* begin GIVEN RECORDS *

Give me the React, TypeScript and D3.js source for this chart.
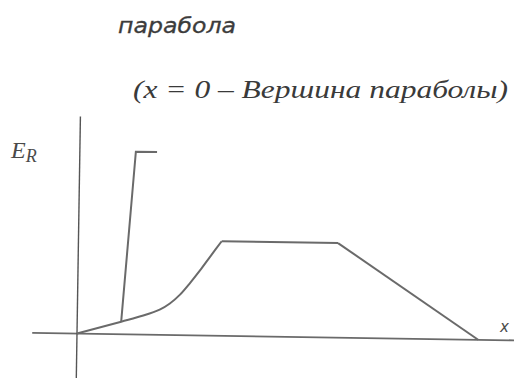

* end GIVEN RECORDS *
* begin GIVEN RECORDS *

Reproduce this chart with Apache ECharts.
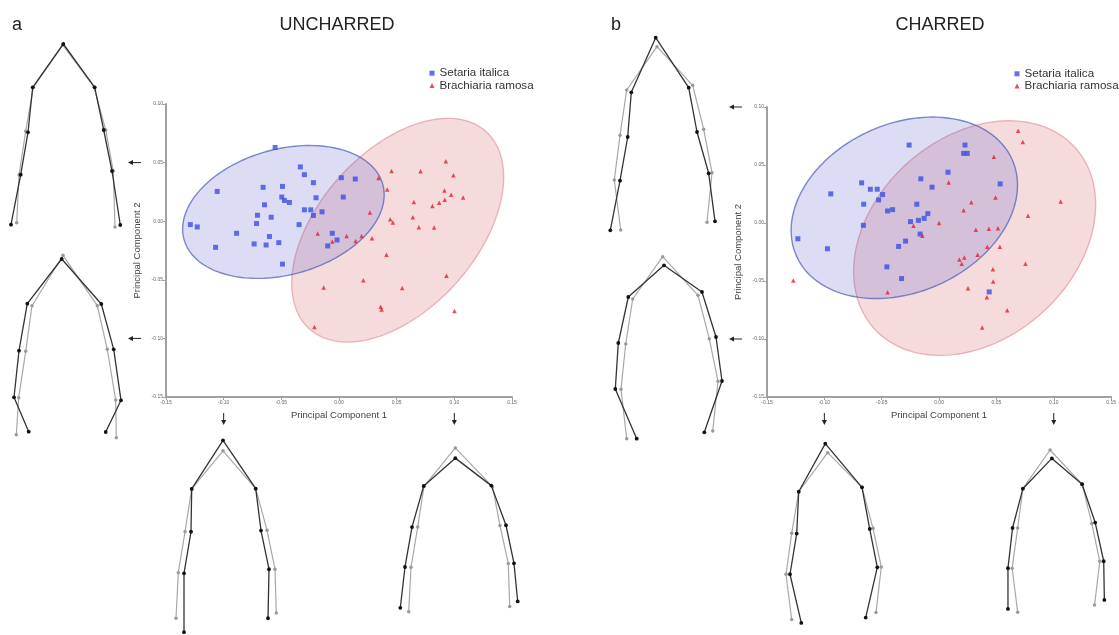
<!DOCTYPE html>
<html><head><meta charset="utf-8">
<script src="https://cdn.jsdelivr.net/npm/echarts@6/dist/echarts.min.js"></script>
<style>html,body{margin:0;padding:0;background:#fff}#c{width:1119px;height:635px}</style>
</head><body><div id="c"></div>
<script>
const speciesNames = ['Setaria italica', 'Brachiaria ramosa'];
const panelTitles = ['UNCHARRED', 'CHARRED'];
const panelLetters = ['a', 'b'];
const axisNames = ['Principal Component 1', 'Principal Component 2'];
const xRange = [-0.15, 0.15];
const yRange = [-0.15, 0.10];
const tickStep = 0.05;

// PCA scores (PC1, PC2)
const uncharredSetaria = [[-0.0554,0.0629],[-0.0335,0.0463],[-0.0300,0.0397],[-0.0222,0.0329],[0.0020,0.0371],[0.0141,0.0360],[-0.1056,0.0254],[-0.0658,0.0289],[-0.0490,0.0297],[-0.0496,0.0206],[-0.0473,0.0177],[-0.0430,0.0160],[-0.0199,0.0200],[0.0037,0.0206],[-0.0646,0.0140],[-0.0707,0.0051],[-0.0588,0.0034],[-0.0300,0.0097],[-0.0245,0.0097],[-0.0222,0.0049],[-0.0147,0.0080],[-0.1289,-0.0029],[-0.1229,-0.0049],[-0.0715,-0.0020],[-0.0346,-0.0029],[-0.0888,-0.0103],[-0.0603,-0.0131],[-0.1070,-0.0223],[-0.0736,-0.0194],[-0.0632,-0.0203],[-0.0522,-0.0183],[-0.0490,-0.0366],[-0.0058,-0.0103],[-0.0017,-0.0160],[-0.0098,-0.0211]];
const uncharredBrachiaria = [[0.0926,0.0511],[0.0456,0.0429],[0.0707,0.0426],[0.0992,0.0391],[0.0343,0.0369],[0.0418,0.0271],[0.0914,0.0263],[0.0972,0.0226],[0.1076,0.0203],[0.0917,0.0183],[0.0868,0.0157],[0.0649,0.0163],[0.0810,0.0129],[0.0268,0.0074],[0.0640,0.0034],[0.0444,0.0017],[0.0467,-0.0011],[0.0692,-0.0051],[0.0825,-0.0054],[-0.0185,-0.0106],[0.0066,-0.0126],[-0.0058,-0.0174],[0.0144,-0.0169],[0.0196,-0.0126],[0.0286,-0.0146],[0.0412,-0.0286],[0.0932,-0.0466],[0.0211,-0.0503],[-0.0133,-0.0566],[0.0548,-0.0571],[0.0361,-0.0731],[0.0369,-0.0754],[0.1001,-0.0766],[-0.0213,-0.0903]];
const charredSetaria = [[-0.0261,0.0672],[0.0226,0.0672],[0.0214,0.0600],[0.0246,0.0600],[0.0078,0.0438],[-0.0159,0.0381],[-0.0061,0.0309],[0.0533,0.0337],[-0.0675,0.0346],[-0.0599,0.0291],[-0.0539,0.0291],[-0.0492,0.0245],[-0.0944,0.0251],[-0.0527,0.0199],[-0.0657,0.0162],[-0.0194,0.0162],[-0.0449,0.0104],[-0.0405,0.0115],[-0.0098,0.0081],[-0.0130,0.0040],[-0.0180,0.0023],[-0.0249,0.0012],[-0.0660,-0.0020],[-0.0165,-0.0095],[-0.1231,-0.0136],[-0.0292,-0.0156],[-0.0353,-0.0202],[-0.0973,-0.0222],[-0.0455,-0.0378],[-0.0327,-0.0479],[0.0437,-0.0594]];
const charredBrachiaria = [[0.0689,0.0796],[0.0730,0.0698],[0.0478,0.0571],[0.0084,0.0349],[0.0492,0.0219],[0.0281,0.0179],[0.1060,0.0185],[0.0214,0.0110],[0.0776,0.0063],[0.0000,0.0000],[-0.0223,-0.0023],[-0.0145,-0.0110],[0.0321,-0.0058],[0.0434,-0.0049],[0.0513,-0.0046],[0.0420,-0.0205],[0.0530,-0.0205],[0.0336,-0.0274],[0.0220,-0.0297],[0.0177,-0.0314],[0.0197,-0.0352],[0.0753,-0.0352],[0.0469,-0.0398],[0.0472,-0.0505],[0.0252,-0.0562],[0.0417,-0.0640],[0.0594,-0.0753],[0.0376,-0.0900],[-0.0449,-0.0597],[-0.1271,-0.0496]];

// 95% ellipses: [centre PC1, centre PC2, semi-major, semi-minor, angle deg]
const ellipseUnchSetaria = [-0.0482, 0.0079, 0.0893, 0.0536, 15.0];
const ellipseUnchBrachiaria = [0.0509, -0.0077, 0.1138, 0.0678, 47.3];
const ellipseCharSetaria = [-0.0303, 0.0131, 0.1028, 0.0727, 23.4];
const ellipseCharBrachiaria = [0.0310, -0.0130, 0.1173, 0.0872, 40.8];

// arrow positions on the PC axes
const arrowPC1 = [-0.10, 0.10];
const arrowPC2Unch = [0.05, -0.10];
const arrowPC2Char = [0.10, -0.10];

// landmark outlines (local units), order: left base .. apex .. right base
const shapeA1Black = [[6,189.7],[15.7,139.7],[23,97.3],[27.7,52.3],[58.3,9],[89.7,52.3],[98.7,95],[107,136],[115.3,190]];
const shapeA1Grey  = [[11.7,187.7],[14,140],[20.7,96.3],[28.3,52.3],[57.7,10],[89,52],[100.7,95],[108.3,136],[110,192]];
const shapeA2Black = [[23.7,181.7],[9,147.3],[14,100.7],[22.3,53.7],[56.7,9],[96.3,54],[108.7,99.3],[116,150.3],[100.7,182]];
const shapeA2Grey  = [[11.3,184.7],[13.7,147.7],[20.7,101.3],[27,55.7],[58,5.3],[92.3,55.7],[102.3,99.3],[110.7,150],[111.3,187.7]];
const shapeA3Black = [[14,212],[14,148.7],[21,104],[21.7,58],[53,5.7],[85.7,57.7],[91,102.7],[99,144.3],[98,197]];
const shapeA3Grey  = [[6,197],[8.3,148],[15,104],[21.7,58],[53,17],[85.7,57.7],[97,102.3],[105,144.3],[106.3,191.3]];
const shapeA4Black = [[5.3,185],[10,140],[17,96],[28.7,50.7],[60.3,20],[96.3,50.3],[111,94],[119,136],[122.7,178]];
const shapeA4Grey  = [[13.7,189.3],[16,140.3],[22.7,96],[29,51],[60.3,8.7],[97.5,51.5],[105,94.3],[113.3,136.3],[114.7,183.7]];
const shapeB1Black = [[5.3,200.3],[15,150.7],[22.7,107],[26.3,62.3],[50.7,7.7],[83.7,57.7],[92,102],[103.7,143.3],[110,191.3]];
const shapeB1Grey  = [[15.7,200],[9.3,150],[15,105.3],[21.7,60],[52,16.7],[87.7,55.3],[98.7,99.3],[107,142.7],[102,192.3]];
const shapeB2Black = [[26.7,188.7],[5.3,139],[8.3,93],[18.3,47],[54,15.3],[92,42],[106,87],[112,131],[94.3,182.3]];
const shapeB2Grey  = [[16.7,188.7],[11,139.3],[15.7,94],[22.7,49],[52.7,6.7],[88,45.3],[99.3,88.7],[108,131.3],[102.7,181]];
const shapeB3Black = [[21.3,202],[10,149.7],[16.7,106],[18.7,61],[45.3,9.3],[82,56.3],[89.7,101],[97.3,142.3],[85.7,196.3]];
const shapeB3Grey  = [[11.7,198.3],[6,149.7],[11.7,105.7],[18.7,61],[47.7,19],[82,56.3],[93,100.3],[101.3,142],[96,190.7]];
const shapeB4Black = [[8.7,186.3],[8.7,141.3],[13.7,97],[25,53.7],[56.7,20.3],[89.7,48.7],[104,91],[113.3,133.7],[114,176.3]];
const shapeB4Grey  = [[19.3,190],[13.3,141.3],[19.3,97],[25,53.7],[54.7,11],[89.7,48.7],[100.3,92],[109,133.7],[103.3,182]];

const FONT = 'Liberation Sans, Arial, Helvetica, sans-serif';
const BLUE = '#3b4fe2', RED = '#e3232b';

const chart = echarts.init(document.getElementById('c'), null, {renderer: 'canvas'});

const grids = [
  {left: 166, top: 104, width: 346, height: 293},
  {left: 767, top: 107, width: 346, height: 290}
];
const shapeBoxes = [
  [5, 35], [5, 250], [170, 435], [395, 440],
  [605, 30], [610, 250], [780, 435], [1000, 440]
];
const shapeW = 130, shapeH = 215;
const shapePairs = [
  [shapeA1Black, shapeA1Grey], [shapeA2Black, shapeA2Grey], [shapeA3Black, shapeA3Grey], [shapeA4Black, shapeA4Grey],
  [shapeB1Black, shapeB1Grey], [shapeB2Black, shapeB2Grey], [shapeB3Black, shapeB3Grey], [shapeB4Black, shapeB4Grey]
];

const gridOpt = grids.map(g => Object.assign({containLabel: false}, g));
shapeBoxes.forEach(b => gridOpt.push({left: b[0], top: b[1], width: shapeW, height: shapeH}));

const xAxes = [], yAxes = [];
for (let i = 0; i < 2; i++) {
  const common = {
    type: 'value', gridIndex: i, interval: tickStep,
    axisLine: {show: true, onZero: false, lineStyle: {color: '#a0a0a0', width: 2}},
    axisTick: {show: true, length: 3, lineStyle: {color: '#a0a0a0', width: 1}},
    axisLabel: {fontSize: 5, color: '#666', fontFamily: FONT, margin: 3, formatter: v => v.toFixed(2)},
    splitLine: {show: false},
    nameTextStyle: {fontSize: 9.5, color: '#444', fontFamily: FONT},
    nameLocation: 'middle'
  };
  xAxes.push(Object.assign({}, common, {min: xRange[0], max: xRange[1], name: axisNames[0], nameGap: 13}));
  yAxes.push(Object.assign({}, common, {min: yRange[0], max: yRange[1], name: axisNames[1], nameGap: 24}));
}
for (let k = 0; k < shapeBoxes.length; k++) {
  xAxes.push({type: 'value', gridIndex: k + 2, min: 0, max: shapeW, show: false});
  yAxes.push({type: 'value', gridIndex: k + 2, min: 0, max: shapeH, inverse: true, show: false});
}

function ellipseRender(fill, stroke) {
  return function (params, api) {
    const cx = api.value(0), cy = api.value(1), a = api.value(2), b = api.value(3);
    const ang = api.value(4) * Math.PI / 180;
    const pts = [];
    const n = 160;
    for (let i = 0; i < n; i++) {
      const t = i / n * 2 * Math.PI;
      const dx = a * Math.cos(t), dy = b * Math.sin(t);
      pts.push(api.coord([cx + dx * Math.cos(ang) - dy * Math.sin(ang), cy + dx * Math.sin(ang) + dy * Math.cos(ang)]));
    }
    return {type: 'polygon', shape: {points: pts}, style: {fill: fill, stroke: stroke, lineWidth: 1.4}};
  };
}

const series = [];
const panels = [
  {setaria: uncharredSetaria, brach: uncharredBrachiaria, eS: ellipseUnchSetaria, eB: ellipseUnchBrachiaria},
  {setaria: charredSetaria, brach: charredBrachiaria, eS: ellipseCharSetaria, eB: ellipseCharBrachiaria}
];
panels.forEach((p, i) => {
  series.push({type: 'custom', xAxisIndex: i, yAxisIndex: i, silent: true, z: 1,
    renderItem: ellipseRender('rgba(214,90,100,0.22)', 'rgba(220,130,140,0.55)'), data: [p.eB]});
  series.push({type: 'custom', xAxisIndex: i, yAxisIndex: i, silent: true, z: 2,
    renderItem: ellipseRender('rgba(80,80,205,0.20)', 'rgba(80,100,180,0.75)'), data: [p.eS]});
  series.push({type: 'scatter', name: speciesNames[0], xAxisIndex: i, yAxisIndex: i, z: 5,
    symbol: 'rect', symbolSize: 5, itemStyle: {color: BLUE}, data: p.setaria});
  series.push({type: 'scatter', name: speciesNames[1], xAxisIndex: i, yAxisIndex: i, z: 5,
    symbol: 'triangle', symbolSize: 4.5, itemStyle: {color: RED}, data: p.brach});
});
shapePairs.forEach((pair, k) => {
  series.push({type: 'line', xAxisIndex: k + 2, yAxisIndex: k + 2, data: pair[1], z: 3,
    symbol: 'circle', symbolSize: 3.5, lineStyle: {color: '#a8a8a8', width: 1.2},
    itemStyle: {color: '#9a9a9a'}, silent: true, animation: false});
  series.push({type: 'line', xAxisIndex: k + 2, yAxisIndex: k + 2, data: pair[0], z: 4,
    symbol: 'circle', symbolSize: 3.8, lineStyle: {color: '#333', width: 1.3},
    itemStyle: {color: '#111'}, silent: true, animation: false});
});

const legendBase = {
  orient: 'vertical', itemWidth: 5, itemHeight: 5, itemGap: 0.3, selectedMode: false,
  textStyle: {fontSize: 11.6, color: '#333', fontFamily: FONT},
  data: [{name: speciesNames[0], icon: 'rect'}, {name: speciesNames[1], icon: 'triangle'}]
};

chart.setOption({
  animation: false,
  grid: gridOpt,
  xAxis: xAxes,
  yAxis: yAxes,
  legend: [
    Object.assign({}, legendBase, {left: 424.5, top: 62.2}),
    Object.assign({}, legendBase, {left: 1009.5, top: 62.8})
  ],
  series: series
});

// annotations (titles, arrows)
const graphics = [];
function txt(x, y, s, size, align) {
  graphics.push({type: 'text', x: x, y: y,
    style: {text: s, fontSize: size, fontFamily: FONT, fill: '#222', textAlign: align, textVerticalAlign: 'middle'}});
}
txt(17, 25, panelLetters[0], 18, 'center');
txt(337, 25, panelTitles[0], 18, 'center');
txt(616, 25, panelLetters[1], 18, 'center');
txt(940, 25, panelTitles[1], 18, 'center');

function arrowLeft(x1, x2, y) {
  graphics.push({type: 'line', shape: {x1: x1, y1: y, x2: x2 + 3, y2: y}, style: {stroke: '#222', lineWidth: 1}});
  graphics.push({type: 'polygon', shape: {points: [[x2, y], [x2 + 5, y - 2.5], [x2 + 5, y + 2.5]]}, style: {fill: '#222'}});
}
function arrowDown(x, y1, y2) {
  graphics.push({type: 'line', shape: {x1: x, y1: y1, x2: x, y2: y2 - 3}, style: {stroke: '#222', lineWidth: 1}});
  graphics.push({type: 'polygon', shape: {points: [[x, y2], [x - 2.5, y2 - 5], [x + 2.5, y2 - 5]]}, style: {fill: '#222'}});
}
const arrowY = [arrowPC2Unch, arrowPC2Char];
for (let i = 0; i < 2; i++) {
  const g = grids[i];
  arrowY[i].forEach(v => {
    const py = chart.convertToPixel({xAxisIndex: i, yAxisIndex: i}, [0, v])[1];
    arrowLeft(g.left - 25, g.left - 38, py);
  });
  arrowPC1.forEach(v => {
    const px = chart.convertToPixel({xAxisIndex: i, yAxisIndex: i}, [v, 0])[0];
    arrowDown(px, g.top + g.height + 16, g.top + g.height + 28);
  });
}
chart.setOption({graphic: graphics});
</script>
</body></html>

* end GIVEN RECORDS *

Only the lines from the one holding "Reproduce this chart with Apache ECharts." to the one holding "const tickStep = 0.05;" should be returned, both included and exactly as written, with no pictures.

Reproduce this chart with Apache ECharts.
<!DOCTYPE html>
<html><head><meta charset="utf-8">
<script src="https://cdn.jsdelivr.net/npm/echarts@6/dist/echarts.min.js"></script>
<style>html,body{margin:0;padding:0;background:#fff}#c{width:1119px;height:635px}</style>
</head><body><div id="c"></div>
<script>
const speciesNames = ['Setaria italica', 'Brachiaria ramosa'];
const panelTitles = ['UNCHARRED', 'CHARRED'];
const panelLetters = ['a', 'b'];
const axisNames = ['Principal Component 1', 'Principal Component 2'];
const xRange = [-0.15, 0.15];
const yRange = [-0.15, 0.10];
const tickStep = 0.05;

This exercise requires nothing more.